§ **To do**
Gather every line below where "this" appears.

*-*-*

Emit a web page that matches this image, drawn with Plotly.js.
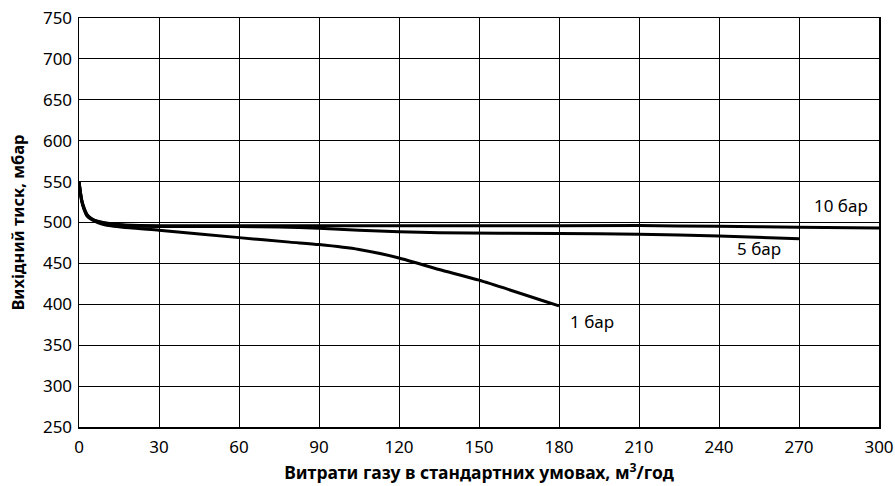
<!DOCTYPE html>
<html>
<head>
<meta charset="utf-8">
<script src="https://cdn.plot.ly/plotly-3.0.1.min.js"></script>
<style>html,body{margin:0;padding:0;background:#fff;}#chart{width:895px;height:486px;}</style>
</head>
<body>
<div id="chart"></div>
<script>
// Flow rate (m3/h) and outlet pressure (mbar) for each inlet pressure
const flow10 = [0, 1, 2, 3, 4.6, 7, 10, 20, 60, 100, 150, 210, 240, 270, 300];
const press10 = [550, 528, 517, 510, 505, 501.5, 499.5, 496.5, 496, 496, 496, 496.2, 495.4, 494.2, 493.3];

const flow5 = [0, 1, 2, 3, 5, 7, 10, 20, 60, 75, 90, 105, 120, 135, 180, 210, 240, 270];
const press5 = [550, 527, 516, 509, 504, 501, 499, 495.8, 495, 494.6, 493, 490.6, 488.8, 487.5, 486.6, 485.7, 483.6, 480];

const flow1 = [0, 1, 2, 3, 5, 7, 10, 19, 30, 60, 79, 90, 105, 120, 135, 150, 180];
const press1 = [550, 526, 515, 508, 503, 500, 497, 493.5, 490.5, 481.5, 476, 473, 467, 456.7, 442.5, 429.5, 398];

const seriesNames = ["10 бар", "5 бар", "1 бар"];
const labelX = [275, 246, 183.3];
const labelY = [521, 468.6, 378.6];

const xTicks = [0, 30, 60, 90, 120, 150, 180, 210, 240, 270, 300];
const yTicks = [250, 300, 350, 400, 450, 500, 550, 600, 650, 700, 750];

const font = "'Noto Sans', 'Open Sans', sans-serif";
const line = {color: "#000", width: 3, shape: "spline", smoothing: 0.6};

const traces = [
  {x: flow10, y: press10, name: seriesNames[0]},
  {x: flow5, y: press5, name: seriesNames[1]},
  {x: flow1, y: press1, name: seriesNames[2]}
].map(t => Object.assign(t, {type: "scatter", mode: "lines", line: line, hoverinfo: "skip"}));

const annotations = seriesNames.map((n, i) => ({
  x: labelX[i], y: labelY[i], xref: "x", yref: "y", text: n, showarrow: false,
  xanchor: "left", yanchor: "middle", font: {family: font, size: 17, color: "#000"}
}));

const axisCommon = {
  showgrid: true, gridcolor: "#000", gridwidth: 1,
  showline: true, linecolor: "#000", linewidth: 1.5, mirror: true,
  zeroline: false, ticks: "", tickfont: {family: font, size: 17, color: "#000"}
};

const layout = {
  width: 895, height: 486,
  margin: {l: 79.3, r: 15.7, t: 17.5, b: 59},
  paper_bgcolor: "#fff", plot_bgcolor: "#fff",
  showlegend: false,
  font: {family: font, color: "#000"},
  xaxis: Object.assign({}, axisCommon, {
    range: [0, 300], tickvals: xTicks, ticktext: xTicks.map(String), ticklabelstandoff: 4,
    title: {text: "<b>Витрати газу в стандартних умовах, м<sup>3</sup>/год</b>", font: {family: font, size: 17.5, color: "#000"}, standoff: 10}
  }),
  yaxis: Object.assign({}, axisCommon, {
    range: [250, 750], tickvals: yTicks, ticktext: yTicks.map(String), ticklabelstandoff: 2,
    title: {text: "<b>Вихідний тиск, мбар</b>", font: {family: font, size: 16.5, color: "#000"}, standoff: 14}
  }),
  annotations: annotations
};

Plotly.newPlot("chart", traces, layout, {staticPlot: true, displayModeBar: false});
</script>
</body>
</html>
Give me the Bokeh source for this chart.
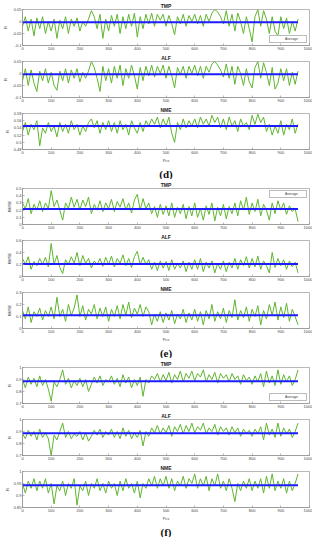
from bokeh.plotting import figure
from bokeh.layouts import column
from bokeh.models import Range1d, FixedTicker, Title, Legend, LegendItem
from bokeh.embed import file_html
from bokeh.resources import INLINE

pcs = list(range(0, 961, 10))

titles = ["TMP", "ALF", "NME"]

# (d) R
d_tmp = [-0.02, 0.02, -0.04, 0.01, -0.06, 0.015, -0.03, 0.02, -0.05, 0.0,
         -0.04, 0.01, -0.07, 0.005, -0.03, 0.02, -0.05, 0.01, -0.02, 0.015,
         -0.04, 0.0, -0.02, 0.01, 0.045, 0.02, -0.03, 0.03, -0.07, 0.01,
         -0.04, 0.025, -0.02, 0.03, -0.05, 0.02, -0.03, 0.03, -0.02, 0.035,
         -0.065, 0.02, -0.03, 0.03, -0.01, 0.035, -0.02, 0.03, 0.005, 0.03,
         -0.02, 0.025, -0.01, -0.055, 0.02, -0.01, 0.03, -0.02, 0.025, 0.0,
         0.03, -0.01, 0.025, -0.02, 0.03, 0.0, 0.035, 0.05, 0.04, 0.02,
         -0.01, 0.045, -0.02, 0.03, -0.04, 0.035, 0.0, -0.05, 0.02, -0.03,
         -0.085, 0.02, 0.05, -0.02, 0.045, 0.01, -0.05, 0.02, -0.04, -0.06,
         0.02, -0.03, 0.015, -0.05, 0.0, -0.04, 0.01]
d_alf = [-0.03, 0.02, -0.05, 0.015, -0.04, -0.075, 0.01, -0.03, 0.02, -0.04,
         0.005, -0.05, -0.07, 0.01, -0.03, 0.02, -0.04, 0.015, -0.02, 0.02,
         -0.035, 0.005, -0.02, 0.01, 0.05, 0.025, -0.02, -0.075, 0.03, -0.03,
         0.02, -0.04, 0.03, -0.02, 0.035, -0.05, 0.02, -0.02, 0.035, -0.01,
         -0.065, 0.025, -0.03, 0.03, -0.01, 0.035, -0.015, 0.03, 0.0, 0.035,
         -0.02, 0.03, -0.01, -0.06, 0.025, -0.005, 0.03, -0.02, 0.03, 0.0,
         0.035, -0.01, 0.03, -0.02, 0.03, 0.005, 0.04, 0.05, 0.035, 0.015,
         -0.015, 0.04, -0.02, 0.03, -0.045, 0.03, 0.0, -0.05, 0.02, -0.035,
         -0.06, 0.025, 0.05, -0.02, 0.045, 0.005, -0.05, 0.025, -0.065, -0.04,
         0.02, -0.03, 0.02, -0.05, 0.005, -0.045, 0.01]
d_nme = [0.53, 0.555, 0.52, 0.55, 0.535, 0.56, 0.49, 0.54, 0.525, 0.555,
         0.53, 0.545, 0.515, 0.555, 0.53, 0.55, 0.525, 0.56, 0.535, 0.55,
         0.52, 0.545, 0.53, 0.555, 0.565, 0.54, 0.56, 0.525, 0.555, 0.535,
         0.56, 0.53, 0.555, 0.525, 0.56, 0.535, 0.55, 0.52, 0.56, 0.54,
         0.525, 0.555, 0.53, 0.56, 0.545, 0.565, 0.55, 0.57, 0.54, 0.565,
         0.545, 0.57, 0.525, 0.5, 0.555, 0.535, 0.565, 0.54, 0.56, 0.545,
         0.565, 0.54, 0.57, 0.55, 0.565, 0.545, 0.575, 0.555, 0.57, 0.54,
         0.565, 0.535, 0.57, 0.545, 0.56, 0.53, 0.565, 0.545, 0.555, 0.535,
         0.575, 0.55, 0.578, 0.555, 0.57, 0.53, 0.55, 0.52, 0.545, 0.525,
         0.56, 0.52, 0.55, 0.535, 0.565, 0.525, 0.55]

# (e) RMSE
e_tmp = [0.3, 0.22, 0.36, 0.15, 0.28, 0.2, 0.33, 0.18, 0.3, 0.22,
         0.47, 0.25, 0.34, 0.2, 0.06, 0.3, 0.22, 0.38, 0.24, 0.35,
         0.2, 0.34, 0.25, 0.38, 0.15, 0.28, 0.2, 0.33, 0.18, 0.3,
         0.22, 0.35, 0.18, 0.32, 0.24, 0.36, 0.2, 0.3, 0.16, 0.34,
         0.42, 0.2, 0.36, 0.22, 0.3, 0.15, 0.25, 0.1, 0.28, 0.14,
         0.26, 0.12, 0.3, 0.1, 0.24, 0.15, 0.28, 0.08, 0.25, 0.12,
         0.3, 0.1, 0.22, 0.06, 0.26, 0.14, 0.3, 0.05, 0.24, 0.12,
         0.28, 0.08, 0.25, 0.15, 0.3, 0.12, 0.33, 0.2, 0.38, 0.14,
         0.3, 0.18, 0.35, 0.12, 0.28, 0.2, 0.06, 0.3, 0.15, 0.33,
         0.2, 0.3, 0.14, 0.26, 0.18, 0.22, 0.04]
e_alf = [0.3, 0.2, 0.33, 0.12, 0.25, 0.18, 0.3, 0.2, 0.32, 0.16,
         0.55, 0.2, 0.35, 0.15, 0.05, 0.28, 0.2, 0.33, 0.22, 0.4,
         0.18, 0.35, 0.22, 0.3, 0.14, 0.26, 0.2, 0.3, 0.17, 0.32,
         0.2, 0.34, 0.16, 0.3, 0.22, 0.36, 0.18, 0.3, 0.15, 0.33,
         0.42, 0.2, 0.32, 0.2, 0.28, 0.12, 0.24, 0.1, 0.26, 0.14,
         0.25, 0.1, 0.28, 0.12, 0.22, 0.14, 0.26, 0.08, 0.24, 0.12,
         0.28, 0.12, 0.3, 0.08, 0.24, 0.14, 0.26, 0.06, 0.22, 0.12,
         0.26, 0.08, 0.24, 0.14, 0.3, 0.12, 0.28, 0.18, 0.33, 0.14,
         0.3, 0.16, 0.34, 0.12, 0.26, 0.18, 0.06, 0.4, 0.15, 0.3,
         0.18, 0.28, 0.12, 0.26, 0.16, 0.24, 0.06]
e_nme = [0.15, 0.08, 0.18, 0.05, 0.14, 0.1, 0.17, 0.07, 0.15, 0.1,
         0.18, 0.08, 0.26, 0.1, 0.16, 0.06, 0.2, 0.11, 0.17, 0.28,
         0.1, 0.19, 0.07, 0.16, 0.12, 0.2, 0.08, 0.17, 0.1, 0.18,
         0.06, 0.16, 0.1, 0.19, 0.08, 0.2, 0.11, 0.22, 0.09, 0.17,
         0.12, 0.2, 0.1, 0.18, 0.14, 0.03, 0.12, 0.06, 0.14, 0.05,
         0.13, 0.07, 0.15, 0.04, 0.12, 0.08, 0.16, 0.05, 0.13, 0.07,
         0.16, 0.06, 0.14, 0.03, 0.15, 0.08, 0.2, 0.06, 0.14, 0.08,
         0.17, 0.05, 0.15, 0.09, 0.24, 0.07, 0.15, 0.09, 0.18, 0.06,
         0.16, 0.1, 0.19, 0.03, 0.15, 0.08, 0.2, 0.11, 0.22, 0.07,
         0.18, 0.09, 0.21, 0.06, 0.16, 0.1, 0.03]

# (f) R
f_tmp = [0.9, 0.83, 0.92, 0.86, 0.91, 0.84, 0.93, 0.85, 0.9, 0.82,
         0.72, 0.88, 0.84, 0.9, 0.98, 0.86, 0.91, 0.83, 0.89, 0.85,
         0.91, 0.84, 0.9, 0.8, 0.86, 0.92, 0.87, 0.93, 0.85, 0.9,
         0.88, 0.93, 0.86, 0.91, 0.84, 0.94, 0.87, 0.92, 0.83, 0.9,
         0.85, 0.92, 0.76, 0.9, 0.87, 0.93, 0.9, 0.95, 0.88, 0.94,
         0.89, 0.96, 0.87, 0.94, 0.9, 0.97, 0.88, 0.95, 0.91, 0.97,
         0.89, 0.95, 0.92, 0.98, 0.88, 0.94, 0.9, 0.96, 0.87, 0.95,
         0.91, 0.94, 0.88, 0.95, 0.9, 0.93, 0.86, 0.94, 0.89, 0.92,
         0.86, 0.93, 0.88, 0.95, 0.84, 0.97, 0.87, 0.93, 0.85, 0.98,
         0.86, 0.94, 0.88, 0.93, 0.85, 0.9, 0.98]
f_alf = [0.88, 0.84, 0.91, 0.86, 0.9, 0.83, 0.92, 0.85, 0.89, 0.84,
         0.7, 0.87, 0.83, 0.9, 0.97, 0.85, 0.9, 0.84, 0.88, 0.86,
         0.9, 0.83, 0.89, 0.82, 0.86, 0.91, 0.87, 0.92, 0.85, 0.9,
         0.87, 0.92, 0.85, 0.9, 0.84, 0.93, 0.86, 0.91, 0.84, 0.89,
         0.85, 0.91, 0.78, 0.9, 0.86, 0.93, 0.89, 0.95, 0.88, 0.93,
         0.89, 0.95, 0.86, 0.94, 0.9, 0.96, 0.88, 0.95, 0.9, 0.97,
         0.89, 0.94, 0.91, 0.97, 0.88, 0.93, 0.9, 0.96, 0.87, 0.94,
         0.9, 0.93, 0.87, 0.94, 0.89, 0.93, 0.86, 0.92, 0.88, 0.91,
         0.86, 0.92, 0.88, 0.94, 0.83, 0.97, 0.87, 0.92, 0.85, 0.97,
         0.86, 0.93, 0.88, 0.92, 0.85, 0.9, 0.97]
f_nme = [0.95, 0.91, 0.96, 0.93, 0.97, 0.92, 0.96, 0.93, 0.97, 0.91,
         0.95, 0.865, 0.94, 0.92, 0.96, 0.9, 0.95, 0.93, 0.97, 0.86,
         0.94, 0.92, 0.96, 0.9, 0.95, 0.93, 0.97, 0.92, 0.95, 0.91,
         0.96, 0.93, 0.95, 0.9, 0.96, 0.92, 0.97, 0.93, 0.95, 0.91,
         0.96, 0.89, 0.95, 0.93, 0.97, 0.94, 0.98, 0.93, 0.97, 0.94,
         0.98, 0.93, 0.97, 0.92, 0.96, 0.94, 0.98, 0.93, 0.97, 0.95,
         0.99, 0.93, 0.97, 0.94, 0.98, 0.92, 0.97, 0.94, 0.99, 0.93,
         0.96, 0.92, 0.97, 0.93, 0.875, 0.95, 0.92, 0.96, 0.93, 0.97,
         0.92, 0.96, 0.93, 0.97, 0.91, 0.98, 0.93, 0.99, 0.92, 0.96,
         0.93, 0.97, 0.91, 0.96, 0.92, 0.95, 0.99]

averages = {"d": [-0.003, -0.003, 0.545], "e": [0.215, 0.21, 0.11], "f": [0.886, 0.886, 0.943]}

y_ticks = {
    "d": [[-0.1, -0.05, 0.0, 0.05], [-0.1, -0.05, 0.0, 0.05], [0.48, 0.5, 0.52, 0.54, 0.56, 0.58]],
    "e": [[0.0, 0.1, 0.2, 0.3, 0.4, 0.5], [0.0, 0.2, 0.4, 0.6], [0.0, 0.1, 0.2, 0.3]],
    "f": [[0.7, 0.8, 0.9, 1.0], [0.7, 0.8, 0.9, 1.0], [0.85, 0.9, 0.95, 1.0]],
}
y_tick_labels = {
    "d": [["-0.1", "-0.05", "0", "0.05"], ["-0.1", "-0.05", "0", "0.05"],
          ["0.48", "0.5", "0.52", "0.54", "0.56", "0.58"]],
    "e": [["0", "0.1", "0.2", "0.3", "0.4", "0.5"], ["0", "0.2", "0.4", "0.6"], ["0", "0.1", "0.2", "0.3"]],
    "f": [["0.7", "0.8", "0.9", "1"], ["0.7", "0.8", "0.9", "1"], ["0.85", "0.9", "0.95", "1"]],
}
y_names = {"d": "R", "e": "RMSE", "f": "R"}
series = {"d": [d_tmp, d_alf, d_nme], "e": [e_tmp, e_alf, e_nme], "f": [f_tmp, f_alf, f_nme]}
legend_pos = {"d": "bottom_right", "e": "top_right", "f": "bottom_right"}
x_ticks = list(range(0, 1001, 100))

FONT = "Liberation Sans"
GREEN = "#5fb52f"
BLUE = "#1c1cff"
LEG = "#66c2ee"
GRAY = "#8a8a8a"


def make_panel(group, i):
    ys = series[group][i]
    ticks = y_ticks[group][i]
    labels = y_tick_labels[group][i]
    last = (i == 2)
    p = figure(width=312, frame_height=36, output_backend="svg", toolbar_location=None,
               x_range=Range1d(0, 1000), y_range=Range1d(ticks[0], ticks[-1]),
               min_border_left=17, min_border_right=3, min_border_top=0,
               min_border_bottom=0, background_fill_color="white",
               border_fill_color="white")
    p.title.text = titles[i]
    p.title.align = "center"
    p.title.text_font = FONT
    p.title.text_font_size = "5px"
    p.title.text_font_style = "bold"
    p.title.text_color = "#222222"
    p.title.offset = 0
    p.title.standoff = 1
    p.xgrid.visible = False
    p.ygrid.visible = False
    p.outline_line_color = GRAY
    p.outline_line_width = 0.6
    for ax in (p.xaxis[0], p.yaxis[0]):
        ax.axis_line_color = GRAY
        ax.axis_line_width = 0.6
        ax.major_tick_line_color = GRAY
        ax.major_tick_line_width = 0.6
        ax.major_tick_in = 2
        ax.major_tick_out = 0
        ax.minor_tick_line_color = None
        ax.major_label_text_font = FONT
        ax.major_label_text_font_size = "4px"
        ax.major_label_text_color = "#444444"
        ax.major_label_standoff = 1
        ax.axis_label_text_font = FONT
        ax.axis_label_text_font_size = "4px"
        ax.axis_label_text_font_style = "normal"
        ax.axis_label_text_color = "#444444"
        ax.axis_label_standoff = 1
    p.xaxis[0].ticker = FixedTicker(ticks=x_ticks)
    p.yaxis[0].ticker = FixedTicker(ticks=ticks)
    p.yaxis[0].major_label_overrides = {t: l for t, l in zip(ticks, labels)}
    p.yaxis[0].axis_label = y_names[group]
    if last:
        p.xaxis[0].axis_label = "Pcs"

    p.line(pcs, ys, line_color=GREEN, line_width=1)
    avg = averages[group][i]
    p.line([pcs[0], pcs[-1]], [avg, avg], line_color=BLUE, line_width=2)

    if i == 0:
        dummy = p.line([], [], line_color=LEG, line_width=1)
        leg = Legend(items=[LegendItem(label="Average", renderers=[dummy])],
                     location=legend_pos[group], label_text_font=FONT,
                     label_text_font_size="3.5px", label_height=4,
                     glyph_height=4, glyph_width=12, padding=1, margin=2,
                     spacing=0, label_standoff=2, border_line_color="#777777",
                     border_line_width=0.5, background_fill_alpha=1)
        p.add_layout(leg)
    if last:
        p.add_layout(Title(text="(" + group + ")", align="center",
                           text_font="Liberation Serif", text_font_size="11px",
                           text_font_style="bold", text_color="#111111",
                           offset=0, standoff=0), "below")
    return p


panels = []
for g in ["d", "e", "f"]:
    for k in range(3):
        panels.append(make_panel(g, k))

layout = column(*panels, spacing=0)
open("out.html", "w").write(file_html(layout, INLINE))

*-*-*

§ **Problem solution**
Emit a web page that matches this image, drawn with Plotly.js.
Give me the Bokeh source for this chart.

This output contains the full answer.